Ascend, You are the algorithm
Your entire pipeline from data provider to published predictions – all of it – IS the Algorithm. We must work to make it consistent, so that we can validate and improve the entire process from start to finish.
- We MUST have system level validation, tracking of published algorithms and a process for recognizing when published prediction functions needs to be retired.
- Did your average lifetime of a predictive algorithm drop from 4 months to 1 month on all algorithms that predict weekly or shorter, but remained steady on everything that predicts monthly or longer? You don’t know, but what if you did? What would that say about the data provider you just added? How much heart ache could you stop if you caught that information leak early?
Put Humans to Work with VR/AR
Real progress happens when human beings dig into the data.
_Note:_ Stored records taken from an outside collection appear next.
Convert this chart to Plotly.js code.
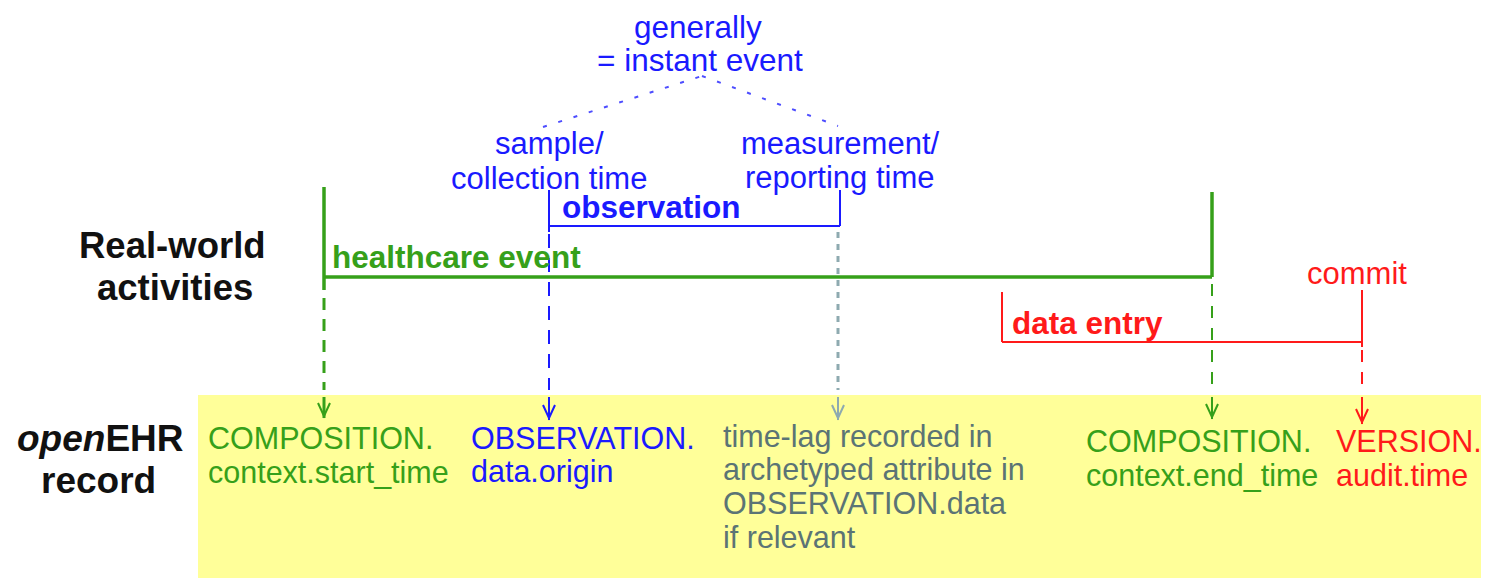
<!DOCTYPE html>
<html>
<head>
<meta charset="utf-8">
<script src="https://cdn.plot.ly/plotly-3.0.1.min.js"></script>
<style>html,body{margin:0;padding:0;background:#fff;}#chart{width:1485px;height:578px;}</style>
</head>
<body>
<div id="chart"></div>
<script>
// ---------- data ----------
const intervalNames  = ["healthcare event", "observation", "data entry"];
const intervalStart  = [324, 549, 1002];   // time axis units
const intervalEnd    = [1212, 840, 1362];

const pointLabels    = [["sample/", "collection time"], ["measurement/", "reporting time"], ["commit"]];
const pointTimes     = [549, 840, 1362];

const summaryLabel   = ["generally", "= instant event"];

const recordTimes    = [324, 549, 838, 1212, 1362];
const recordLabels   = [
  ["COMPOSITION.", "context.start_time"],
  ["OBSERVATION.", "data.origin"],
  ["time-lag recorded in", "archetyped attribute in", "OBSERVATION.data", "if relevant"],
  ["COMPOSITION.", "context.end_time"],
  ["VERSION.", "audit.time"]
];
const rowLabels      = [["Real-world", "activities"], ["<i>open</i>EHR", "record"]];

// ---------- styles / layout config ----------
const GREEN = "#36a01a", BLUE = "#1a1aff", RED = "#ff1a1a", GREYLINE = "#8eaab0", GREYTEXT = "#5b7475";
const FONT = "Liberation Sans, Arial, sans-serif";
const intervalStyle = [
  {color: GREEN, width: 3.5, level: 277, lTop: 187, lBot: 290, rTop: 192, rBot: 277, labelDx: 7, labelY: 257},
  {color: BLUE,  width: 2, level: 226, lTop: 190, lBot: 232, rTop: 190, rBot: 226, labelDx: 12, labelY: 207},
  {color: RED,   width: 2, level: 342, lTop: 292, lBot: 342, rTop: 290, rBot: 347, labelDx: 9, labelY: 323}
];
const dropStyle = [
  {color: GREEN,    width: 3, dash: "12px,9px",  from: 298, tip: 416, shaftW: 3},
  {color: BLUE,     width: 2, dash: "14px,10px", from: 234, tip: 418, shaftW: 2},
  {color: GREYLINE, width: 3, dash: "6px,6px",   from: 232, tip: 418, shaftW: 2},
  {color: GREEN,    width: 2, dash: "12px,10px", from: 284, tip: 417, shaftW: 2},
  {color: RED,      width: 2, dash: "12px,10px", from: 350, tip: 422, shaftW: 2}
];
const recordStyle = [
  {color: GREEN,    dx: -117},
  {color: BLUE,     dx: -79},
  {color: GREYTEXT, dx: -116},
  {color: GREEN,    dx: -127},
  {color: RED,      dx: -27}
];
const recTop = 438, recStep = 33.5;
const dashEnd = 390, shaftTop = 397;

const shapes = [];
const annotations = [];

// record panel
shapes.push({type: "rect", xref: "x", yref: "y", x0: 198, x1: 1481, y0: 395, y1: 578,
  fillcolor: "#FFFF99", line: {width: 0}, layer: "below"});

function seg(x0, y0, x1, y1, color, width, dash) {
  shapes.push({type: "line", xref: "x", yref: "y", x0, y0, x1, y1,
    line: {color, width, dash: dash || "solid"}});
}
function txt(x, y, text, color, size, anchor, bold) {
  annotations.push({x, y, xref: "x", yref: "y", text: bold ? "<b>" + text + "</b>" : text,
    showarrow: false, xanchor: anchor || "left", yanchor: "middle",
    font: {family: FONT, size, color}, borderpad: 0});
}

// record labels (drawn first so arrows sit on top)
recordLabels.forEach((lines, i) => {
  const st = recordStyle[i];
  const yOff = i >= 3 ? 3 : (i === 2 ? -2 : 0);
  lines.forEach((l, j) => txt(recordTimes[i] + st.dx, recTop + yOff + j * recStep, l, st.color, 30.5, "left"));
});

// interval brackets
intervalNames.forEach((name, i) => {
  const s = intervalStyle[i];
  seg(intervalStart[i], s.level, intervalEnd[i], s.level, s.color, s.width);
  seg(intervalStart[i], s.lTop, intervalStart[i], s.lBot, s.color, s.width);
  seg(intervalEnd[i], s.rTop, intervalEnd[i], s.rBot, s.color, s.width);
  txt(intervalStart[i] + s.labelDx, s.labelY, name, s.color, 31.5, "left", true);
});

// drop lines with open arrowheads
recordTimes.forEach((t, i) => {
  const d = dropStyle[i];
  seg(t, d.from, t, dashEnd, d.color, d.width, d.dash);
  seg(t, shaftTop, t, d.tip + 2, d.color, d.shaftW);
  shapes.push({type: "path", xref: "x", yref: "y",
    path: `M ${t - 6} ${d.tip - 13} L ${t} ${d.tip} L ${t + 6} ${d.tip - 13}`,
    line: {color: d.color, width: 2}});
});

// point labels
const pointY = [[143, 178], [143, 177], [273]];
pointLabels.forEach((lines, i) => {
  lines.forEach((l, j) => txt(pointTimes[i] + (i === 2 ? -5 : 0), pointY[i][j], l, i === 2 ? RED : BLUE, 31, "center"));
});

// summary label + dotted connectors
txt(698, 27, summaryLabel[0], BLUE, 31.5, "center");
txt(700, 60, summaryLabel[1], BLUE, 31.5, "center");
seg(pointTimes[0] - 6, 127, 702, 76, "#4d4dff", 2, "4px,12px");
seg(702, 76, pointTimes[1] - 2, 126, "#4d4dff", 2, "4px,12px");

// row labels
txt(172, 245, rowLabels[0][0], "#111", 36.5, "center", true);
txt(175, 287, rowLabels[0][1], "#111", 36.5, "center", true);
txt(100, 438, rowLabels[1][0], "#111", 37, "center", true);
txt(98, 480, rowLabels[1][1], "#111", 37, "center", true);

const layout = {
  width: 1485, height: 578,
  margin: {l: 0, r: 0, t: 0, b: 0, pad: 0},
  paper_bgcolor: "#ffffff", plot_bgcolor: "#ffffff",
  xaxis: {range: [0, 1485], visible: false, fixedrange: true},
  yaxis: {range: [578, 0], visible: false, fixedrange: true},
  shapes, annotations, showlegend: false
};
Plotly.newPlot("chart", [], layout, {staticPlot: true, displayModeBar: false});
</script>
</body>
</html>
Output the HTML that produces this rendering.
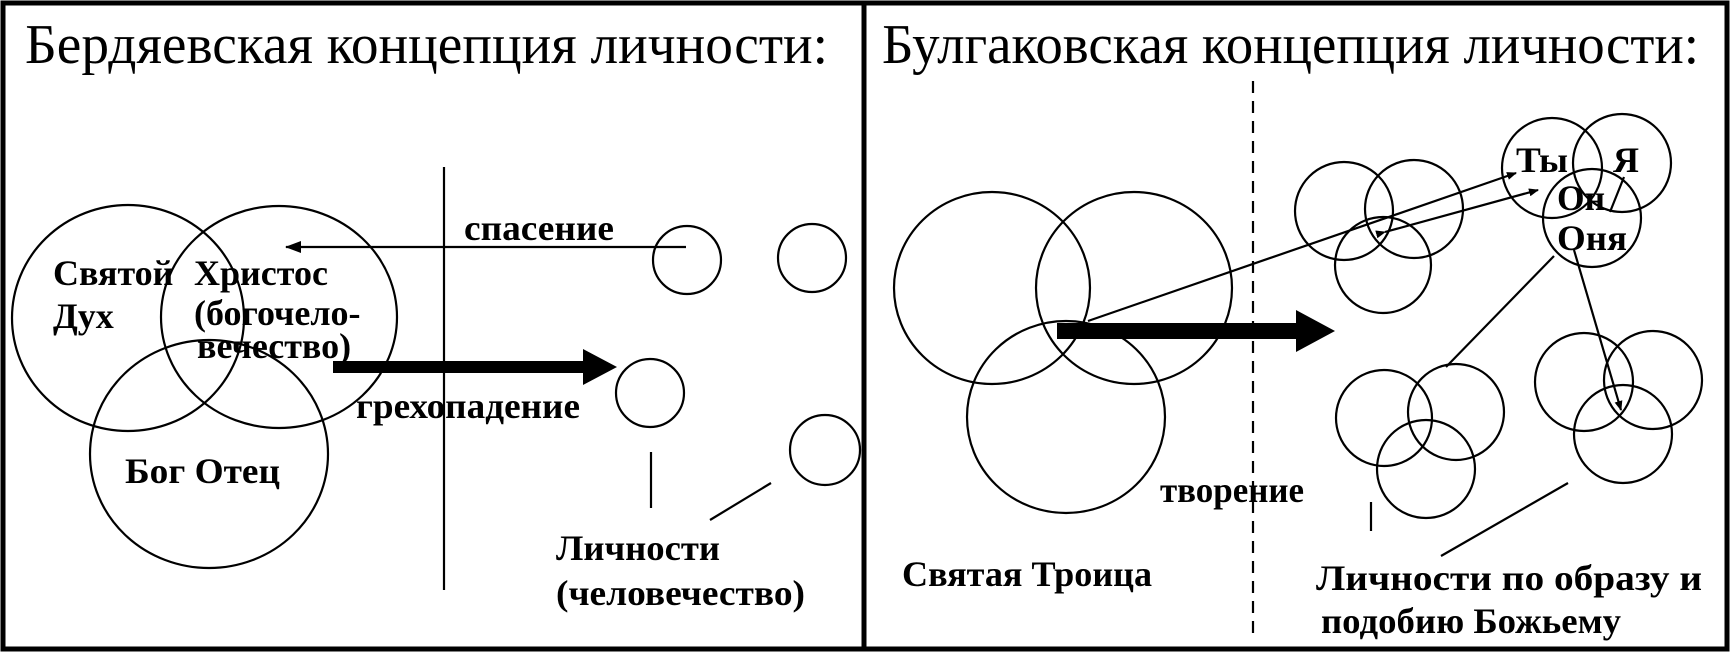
<!DOCTYPE html>
<html><head><meta charset="utf-8"><style>
html,body{margin:0;padding:0;background:#fff;}
svg{display:block;}
text{font-family:"Liberation Serif",serif;fill:#000;}
.b{font-weight:bold;font-size:36px;}
.t{font-size:56px;}
</style></head><body>
<svg width="1731" height="663" viewBox="0 0 1731 663" xmlns="http://www.w3.org/2000/svg">
<defs>
<marker id="ah" markerWidth="10" markerHeight="8" refX="9" refY="4" orient="auto" markerUnits="userSpaceOnUse"><path d="M0,0 L10,4 L0,8 z" fill="#000"/></marker>
<marker id="ah2" markerWidth="16" markerHeight="12" refX="15" refY="6" orient="auto" markerUnits="userSpaceOnUse"><path d="M0,0 L16,6 L0,12 z" fill="#000"/></marker>
</defs>
<g fill="none" stroke="#000" stroke-width="5">
<rect x="3" y="3" width="1724" height="646"/>
<line x1="864" y1="3" x2="864" y2="649"/>
</g>
<text class="t" x="25" y="63" textLength="803" lengthAdjust="spacingAndGlyphs">Бердяевская концепция личности:</text>
<text class="t" x="882" y="63" textLength="817" lengthAdjust="spacingAndGlyphs">Булгаковская концепция личности:</text>
<g fill="none" stroke="#000" stroke-width="2.2">
<ellipse cx="128" cy="318" rx="116" ry="113"/>
<ellipse cx="279" cy="317" rx="118" ry="111"/>
<ellipse cx="209" cy="454" rx="119" ry="114"/>
<line x1="444" y1="167" x2="444" y2="590"/>
<line x1="686" y1="247" x2="286" y2="247" marker-end="url(#ah2)"/>
<circle cx="687" cy="260" r="34"/>
<circle cx="812" cy="258" r="34"/>
<circle cx="650" cy="393" r="34"/>
<circle cx="825" cy="450" r="35"/>
<line x1="651" y1="452" x2="651" y2="508"/>
<line x1="710" y1="520" x2="771" y2="483"/>
</g>
<path d="M333,361 L583,361 L583,349 L617,367 L583,385 L583,373 L333,373 z" fill="#000"/>
<text class="b" x="464" y="240" textLength="150" lengthAdjust="spacingAndGlyphs">спасение</text>
<text class="b" x="356" y="418" textLength="224" lengthAdjust="spacingAndGlyphs">грехопадение</text>
<text class="b" x="53" y="285">Святой</text>
<text class="b" x="53" y="328">Дух</text>
<text class="b" x="194" y="285">Христос</text>
<text class="b" x="194" y="325">(богочело-</text>
<text class="b" x="197" y="358">вечество)</text>
<text class="b" x="125" y="483" textLength="155" lengthAdjust="spacingAndGlyphs">Бог Отец</text>
<text class="b" x="556" y="560" textLength="164" lengthAdjust="spacingAndGlyphs">Личности</text>
<text class="b" x="556" y="605" textLength="249" lengthAdjust="spacingAndGlyphs">(человечество)</text>

<g fill="none" stroke="#000" stroke-width="2.2">
<line x1="1253" y1="81" x2="1253" y2="637" stroke-dasharray="12,8"/>
<ellipse cx="992" cy="288" rx="98" ry="96"/>
<ellipse cx="1134" cy="288" rx="98" ry="96"/>
<ellipse cx="1066" cy="417" rx="99" ry="96"/>
<circle cx="1344" cy="211" r="49"/>
<circle cx="1414" cy="209" r="49"/>
<circle cx="1383" cy="265" r="48"/>
<circle cx="1552" cy="168" r="50"/>
<circle cx="1622" cy="163" r="49"/>
<circle cx="1592" cy="218" r="49"/>
<circle cx="1384" cy="418" r="48"/>
<circle cx="1456" cy="412" r="48"/>
<circle cx="1426" cy="469" r="49"/>
<circle cx="1584" cy="382" r="49"/>
<circle cx="1653" cy="380" r="49"/>
<circle cx="1623" cy="434" r="49"/>
<line x1="1088" y1="321" x2="1516" y2="173" marker-end="url(#ah)"/>
<line x1="1385" y1="232" x2="1538" y2="190" marker-end="url(#ah)" marker-start="url(#ah)"/>
<line x1="1554" y1="256" x2="1446" y2="367"/>
<line x1="1574" y1="250" x2="1621" y2="410" marker-end="url(#ah)"/>
<line x1="1624" y1="177" x2="1610" y2="212"/>
<line x1="1371" y1="502" x2="1371" y2="531"/>
<line x1="1441" y1="556" x2="1568" y2="483"/>
</g>
<path d="M1057,323 L1296,323 L1296,310 L1335,331 L1296,352 L1296,339 L1057,339 z" fill="#000"/>
<text class="b" x="1516" y="172" textLength="52" lengthAdjust="spacingAndGlyphs">Ты</text>
<text class="b" x="1613" y="172">Я</text>
<text class="b" x="1557" y="210" textLength="48" lengthAdjust="spacingAndGlyphs">Он</text>
<text class="b" x="1557" y="250" textLength="70" lengthAdjust="spacingAndGlyphs">Оня</text>
<text class="b" x="1160" y="502" textLength="144" lengthAdjust="spacingAndGlyphs">творение</text>
<text class="b" x="902" y="586" textLength="250" lengthAdjust="spacingAndGlyphs">Святая Троица</text>
<text class="b" x="1316" y="590" textLength="386" lengthAdjust="spacingAndGlyphs">Личности по образу и</text>
<text class="b" x="1321" y="633" textLength="300" lengthAdjust="spacingAndGlyphs">подобию Божьему</text>
</svg>
</body></html>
We must leverage VR/AR tech to put our visual cortex into the machine learning chain. This means experimenting with ways to visualize and move through high dimensional data and fits in a consistent way. Only by becoming virtual explorers of this space can develop the intuition needed help the algorithms find better solutions.
Set Prediction Functions Free
Open Source is a beautiful thing. We should fight for a world where data scientists can train prediction functions for real world meaningful things, then open source the on-going predictions. This can only occur if we open source data and infrastructure. It also means agreeing on data/format standards for predictions to allow automated scoring and retirement of prediction functions going forward. The work must live on after training is done.
Two Paths Diverge in a Wood
The current “answer” to these problems rely heavily on human expertise. Far more damning, it requires a combine high level of expertise in AI/ML and the subject matter under study. There are only two sane approaches in this situation. One is to do away with the data scientist, to work towards the excel of data science – the no-programing-required tool any MBA can use. A terrifying fraction of the world runs on excel, so many people are on this path.
The other road is far less traveled, far more difficult and far more important. Only by weakening the need for subject matter experts can we really harness our machines’ ability to scour the world for understanding. We must understand how the process of science really works. Not how we say it works, but the thing that we as scientists actually do to arrive understanding. We must find a way to teach our algorithms how to assume what we assume and to see what we. To our machines, we must make available our heuristics and our context.
A wise man once said that data science is statistics cleaved of any reference to significance or confidence. Said another way, it’s pattern recognition without really being concerned about truth. The best of our kind rely on experienced people to ask “are we fooling ourselves?” – And it works. Others simply live in a cycle of forever retraining. When we turn loose the machine with our ability to connect and leap and guess and blur, we cannot send it forth without deep and new tools. For the sake of our sanity, we must teach our algorithms to also constantly ask “Am I fooling myself?”
This will makes all the difference in the future of AI.